The idea that schools can be trusted automatically, without oversight, no longer reflects reality in many communities.
That does not mean schools should be viewed as enemies or adversaries. Many educators work incredibly hard under difficult circumstances and genuinely care about students. However, schools are still institutions run by human beings, and institutions can fail when accountability weakens or operational pressures become overwhelming.
Parents remain the first and most important line of defense for their children.
That means:
- Staying informed
- Asking questions
- Monitoring changes within schools
- Paying attention to warning signs
- Maintaining communication with children and educators
The recent STL.News article warning that parents must step up when schools can no longer be blindly trusted now appears especially relevant in light of this closure.

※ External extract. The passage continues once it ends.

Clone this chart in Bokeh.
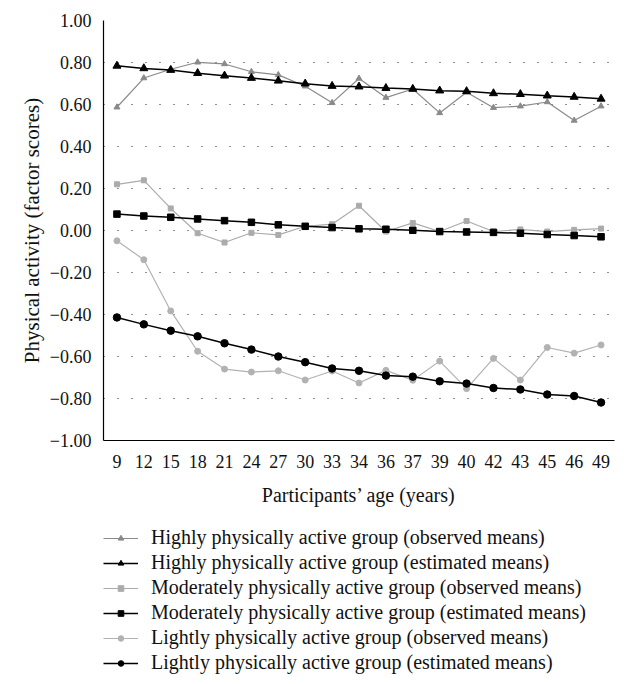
from bokeh.plotting import figure
from bokeh.layouts import column
from bokeh.models import (Legend, LegendItem, FixedTicker, CustomJSTickFormatter,
                          Range1d, FactorRange)
from bokeh.embed import file_html
from bokeh.resources import INLINE

ages = ["9", "12", "15", "18", "21", "24", "27", "30", "33", "34", "36",
        "37", "39", "40", "42", "43", "45", "46", "49"]

high_obs = [0.587, 0.726, 0.768, 0.801, 0.793, 0.756, 0.741, 0.687, 0.608, 0.724,
            0.633, 0.674, 0.560, 0.658, 0.585, 0.592, 0.612, 0.524, 0.592]
high_est = [0.784, 0.772, 0.764, 0.749, 0.737, 0.726, 0.713, 0.699, 0.688, 0.685,
            0.678, 0.674, 0.666, 0.663, 0.653, 0.649, 0.642, 0.636, 0.627]
mod_obs = [0.220, 0.239, 0.105, -0.013, -0.057, -0.011, -0.021, 0.020, 0.030, 0.118,
           -0.005, 0.036, -0.005, 0.045, -0.005, 0.005, -0.005, 0.003, 0.009]
mod_est = [0.078, 0.069, 0.063, 0.055, 0.047, 0.039, 0.027, 0.020, 0.014, 0.008,
           0.006, 0.001, -0.005, -0.007, -0.009, -0.013, -0.019, -0.024, -0.030]
light_obs = [-0.049, -0.139, -0.383, -0.575, -0.660, -0.674, -0.668, -0.712, -0.669, -0.726,
             -0.666, -0.713, -0.622, -0.753, -0.609, -0.712, -0.557, -0.584, -0.545]
light_est = [-0.414, -0.447, -0.477, -0.504, -0.537, -0.567, -0.600, -0.627, -0.657, -0.668,
             -0.691, -0.696, -0.718, -0.729, -0.750, -0.757, -0.781, -0.788, -0.819]

y_ticks = [-1.0, -0.8, -0.6, -0.4, -0.2, 0.0, 0.2, 0.4, 0.6, 0.8, 1.0]

labels = ["Highly physically active group (observed means)",
          "Highly physically active group (estimated means)",
          "Moderately physically active group (observed means)",
          "Moderately physically active group (estimated means)",
          "Lightly physically active group (observed means)",
          "Lightly physically active group (estimated means)"]

FONT = "Liberation Serif"

p = figure(x_range=FactorRange(factors=ages), y_range=Range1d(-1, 1),
           width=616, height=508, output_backend="svg", toolbar_location=None,
           min_border_top=20, min_border_left=103, min_border_right=2,
           min_border_bottom=65)
p.outline_line_color = None
p.background_fill_color = "white"

# legend-only figure underneath (its data ranges keep the series out of view,
# so only the legend entries are visible)
lg = figure(width=616, height=168, output_backend="svg", toolbar_location=None,
            x_axis_location=None, y_axis_location=None,
            min_border_top=0, min_border_left=95, min_border_right=2,
            min_border_bottom=0, x_range=FactorRange(factors=ages),
            y_range=Range1d(10, 11))
lg.outline_line_color = None
lg.xgrid.grid_line_color = None
lg.ygrid.grid_line_color = None

series = [
    (high_obs, "triangle", "#8a8a8a", 6, 1.2),
    (high_est, "triangle", "black", 8, 1.5),
    (mod_obs, "square", "#ababab", 5, 1.2),
    (mod_est, "square", "black", 6.5, 1.5),
    (light_obs, "circle", "#b2b2b2", 6, 1.2),
    (light_est, "circle", "black", 7.5, 1.5),
]

items = []
for (vals, marker, col, size, lw), lab in zip(series, labels):
    p.line(ages, vals, line_color=col, line_width=lw)
    p.scatter(ages, vals, marker=marker, size=size, fill_color=col, line_color=col)
    lr = lg.line(ages, vals, line_color=col, line_width=lw)
    sr = lg.scatter(ages, vals, marker=marker, size=size, fill_color=col, line_color=col)
    items.append(LegendItem(label=lab, renderers=[lr, sr], index=0))

# axes
p.yaxis.ticker = FixedTicker(ticks=y_ticks)
p.yaxis.formatter = CustomJSTickFormatter(code="""
    if (Math.abs(tick) < 1e-9) { return "0.00"; }
    return (tick < 0 ? "\\u2212" : "") + Math.abs(tick).toFixed(2);
""")
for ax in (p.xaxis[0], p.yaxis[0]):
    ax.major_tick_line_color = None
    ax.minor_tick_line_color = None
    ax.major_tick_out = 0
    ax.major_tick_in = 0
    ax.minor_tick_out = 0
    ax.axis_line_color = "black"
    ax.axis_line_width = 1.2
    ax.major_label_text_font = FONT
    ax.major_label_text_font_size = "18px"
    ax.major_label_text_color = "#111111"
    ax.axis_label_text_font = FONT
    ax.axis_label_text_font_size = "20px"
    ax.axis_label_text_font_style = "normal"
    ax.axis_label_text_color = "#111111"
p.yaxis.axis_label_text_font_size = "21px"
p.yaxis.major_label_standoff = 12
p.xaxis.major_label_standoff = 14
p.yaxis.axis_label = "Physical activity (factor scores)"
p.xaxis.axis_label = "Participants\u2019 age (years)"
p.yaxis.axis_label_standoff = 3
p.xaxis.axis_label_standoff = 13

p.xgrid.grid_line_color = None
p.ygrid.ticker = FixedTicker(ticks=y_ticks)
p.ygrid.grid_line_color = "#222222"
p.ygrid.grid_line_dash = "1 13"
p.ygrid.grid_line_width = 1.2

legend = Legend(items=items, location=(0, 2), orientation="vertical",
                label_text_font=FONT, label_text_font_size="20px",
                label_text_color="#111111",
                glyph_width=35, glyph_height=14, label_height=20, spacing=2,
                label_standoff=13, padding=0, margin=0,
                border_line_color=None, background_fill_alpha=0)
lg.add_layout(legend)

layout = column(p, lg, spacing=0)
open("out.html", "w").write(file_html(layout, INLINE))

Children depend on adults to protect them, advocate for them, and ensure they remain safe. Schools play an important role, but parents ultimately carry the greatest responsibility in monitoring the environments where their children spend their time.
A Warning Sign for the Future
The sudden closure of St. Louis Voices Academy of Media Arts should serve as a warning sign not only for St. Louis families but for communities across the country.
Educational systems nationwide continue facing growing pressure from staffing shortages, operational instability, financial strain, and declining public trust. When those pressures intensify, students and families often bear the consequences.
Parents who remain actively involved are more likely to identify warning signs early and better protect their children from instability and unsafe conditions.
Ultimately, blind trust is no longer enough when it comes to protecting children.
The closure of this St. Louis charter school is another reminder that parental involvement is not simply beneficial in today’s world — it has become essential.